* _Given request_: Pull every line containing "with" out of the material below.

——

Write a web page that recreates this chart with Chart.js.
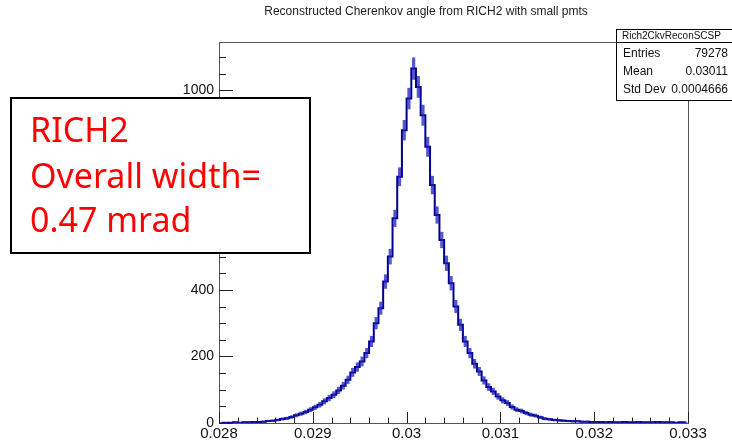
<!DOCTYPE html>
<html lang="en">
<head>
    <meta charset="UTF-8">
    <title>Reconstructed Cherenkov angle from RICH2 with small pmts</title>
    <script src="https://cdn.jsdelivr.net/npm/chart.js"></script>
    <style>
        html, body { margin: 0; padding: 0; background: #fff; }
        canvas { display: block; }
    </style>
</head>
<body>
    <canvas id="ckvChart" width="732" height="446"></canvas>
    <script>
        // histogram: 100 bins of width 0.00005 from 0.028 to 0.033 (counts)
        const binLow = 0.028;
        const binWidth = 0.00005;
        const counts = [
            1, 1, 1, 2, 1, 2, 2, 3, 3, 4,
            6, 7, 9, 12, 14, 18, 23, 28, 33, 40,
            47, 55, 65, 75, 85, 98, 112, 130, 152, 168,
            185, 210, 245, 300, 345, 425, 500, 615, 740, 880,
            975, 1065, 1010, 925, 830, 715, 625, 550, 480, 420,
            350, 295, 245, 210, 178, 155, 128, 108, 95, 80,
            68, 60, 48, 40, 36, 30, 25, 22, 17, 13,
            11, 9, 8, 7, 6, 5, 5, 4, 4, 3,
            3, 3, 2, 3, 2, 2, 3, 2, 2, 3,
            2, 2, 2, 3, 2, 2, 2, 1, 2, 2
        ];
        const xTicks = [0.028, 0.029, 0.03, 0.031, 0.032, 0.033];
        const xTickLabels = ['0.028', '0.029', '0.03', '0.031', '0.032', '0.033'];
        const yTicks = [0, 200, 400, 600, 800, 1000];
        const statNames = ['Entries', 'Mean', 'Std Dev'];
        const statValues = ['79278', '0.03011', '0.0004666'];
        const histName = 'Rich2CkvReconSCSP';
        const noteLines = ['RICH2', 'Overall width=', '0.47 mrad'];

        const blue = 'rgb(0, 0, 140)';
        const centers = counts.map((c, i) => binLow + binWidth * (i + 0.5));
        const points = counts.map((c, i) => ({ x: centers[i], y: c }));
        // Poisson error bars, as ROOT draws them
        const errBars = counts.map((c, i) => ({ x: centers[i], y: [c - Math.sqrt(c), c + Math.sqrt(c)] }));

        const rootStyle = {
            id: 'rootStyle',
            afterDraw(chart) {
                const ctx = chart.ctx;
                const a = chart.chartArea;
                const xs = chart.scales.x, ys = chart.scales.y;
                ctx.save();

                // frame
                ctx.strokeStyle = '#555';
                ctx.lineWidth = 1;
                ctx.strokeRect(a.left + 0.5, a.top + 0.5, a.right - a.left, a.bottom - a.top);

                // y ticks (major every 200, minor every 50)
                ctx.strokeStyle = '#222';
                ctx.beginPath();
                for (let v = 0; v <= ys.max; v += 50) {
                    const py = Math.round(ys.getPixelForValue(v)) + 0.5;
                    const len = (v % 200 === 0) ? 14 : 7;
                    ctx.moveTo(a.left, py);
                    ctx.lineTo(a.left + len, py);
                }
                // x ticks (major every 0.001, minor every 0.0002)
                for (let k = 0; k <= 25; k++) {
                    const v = 0.028 + k * 0.0002;
                    const px = Math.round(xs.getPixelForValue(v)) + 0.5;
                    const len = (k % 5 === 0) ? 11 : 5.5;
                    ctx.moveTo(px, a.bottom);
                    ctx.lineTo(px, a.bottom - len);
                }
                ctx.stroke();

                // title
                ctx.fillStyle = '#222';
                ctx.font = '12px "Liberation Sans", Arial, sans-serif';
                ctx.textAlign = 'center';
                ctx.textBaseline = 'alphabetic';
                ctx.fillText('Reconstructed Cherenkov angle from RICH2 with small pmts', 426, 15);

                // stats box
                ctx.fillStyle = '#fff';
                ctx.fillRect(616, 29, 130, 71);
                ctx.strokeStyle = '#000';
                ctx.strokeRect(616.5, 29.5, 130, 71);
                ctx.beginPath();
                ctx.moveTo(616, 42.5);
                ctx.lineTo(732, 42.5);
                ctx.stroke();
                ctx.fillStyle = '#111';
                ctx.textAlign = 'left';
                ctx.font = '10px "Liberation Sans", Arial, sans-serif';
                ctx.fillText(histName, 622, 39);
                ctx.font = '12px "Liberation Sans", Arial, sans-serif';
                const rowY = [57, 75, 93];
                statNames.forEach((n, i) => {
                    ctx.textAlign = 'left';
                    ctx.fillText(n, 623, rowY[i]);
                    ctx.textAlign = 'right';
                    ctx.fillText(statValues[i], 728, rowY[i]);
                });

                // annotation box
                ctx.fillStyle = '#fff';
                ctx.fillRect(11, 98, 299, 155);
                ctx.strokeStyle = '#000';
                ctx.lineWidth = 2;
                ctx.strokeRect(11, 98, 299, 155);
                ctx.fillStyle = '#ff0000';
                ctx.textAlign = 'left';
                ctx.font = '34px "Noto Sans", "Open Sans", sans-serif';
                const noteY = [142, 188, 232];
                noteLines.forEach((t, i) => ctx.fillText(t, 30, noteY[i]));

                ctx.restore();
            }
        };

        new Chart(document.getElementById('ckvChart'), {
            type: 'bar',
            data: {
                datasets: [{
                    type: 'bar',
                    data: errBars,
                    backgroundColor: 'rgba(30, 30, 190, 0.75)',
                    barThickness: 2.5
                }, {
                    type: 'line',
                    data: points,
                    borderColor: blue,
                    borderWidth: 2,
                    pointRadius: 0,
                    stepped: 'middle',
                    fill: false
                }]
            },
            options: {
                responsive: false,
                animation: false,
                devicePixelRatio: 1,
                layout: { padding: { top: 42, right: 44, left: 0, bottom: 0 } },
                plugins: { legend: { display: false }, tooltip: { enabled: false } },
                scales: {
                    x: {
                        type: 'linear',
                        min: 0.028,
                        max: 0.033,
                        offset: false,
                        grid: { display: false, drawTicks: false },
                        border: { display: false },
                        afterBuildTicks: s => { s.ticks = xTicks.map(v => ({ value: v })); },
                        afterFit: s => { s.height = 23; },
                        ticks: {
                            autoSkip: false,
                            maxRotation: 0,
                            padding: 2,
                            color: '#111',
                            font: { family: '"Liberation Sans", Arial', size: 15 },
                            callback: (v, i) => xTickLabels[i]
                        }
                    },
                    y: {
                        min: 0,
                        max: 1145,
                        grid: { display: false, drawTicks: false },
                        border: { display: false },
                        afterBuildTicks: s => { s.ticks = yTicks.map(v => ({ value: v })); },
                        afterFit: s => { s.width = 219; },
                        ticks: {
                            padding: 5,
                            color: '#111',
                            font: { family: '"Liberation Sans", Arial', size: 14 },
                            callback: v => String(v)
                        }
                    }
                }
            },
            plugins: [rootStyle]
        });
    </script>
</body>
</html>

——

* _Reply_:
Write a web page that recreates this chart with Chart.js.
    <title>Reconstructed Cherenkov angle from RICH2 with small pmts</title>
                ctx.fillText('Reconstructed Cherenkov angle from RICH2 with small pmts', 426, 15);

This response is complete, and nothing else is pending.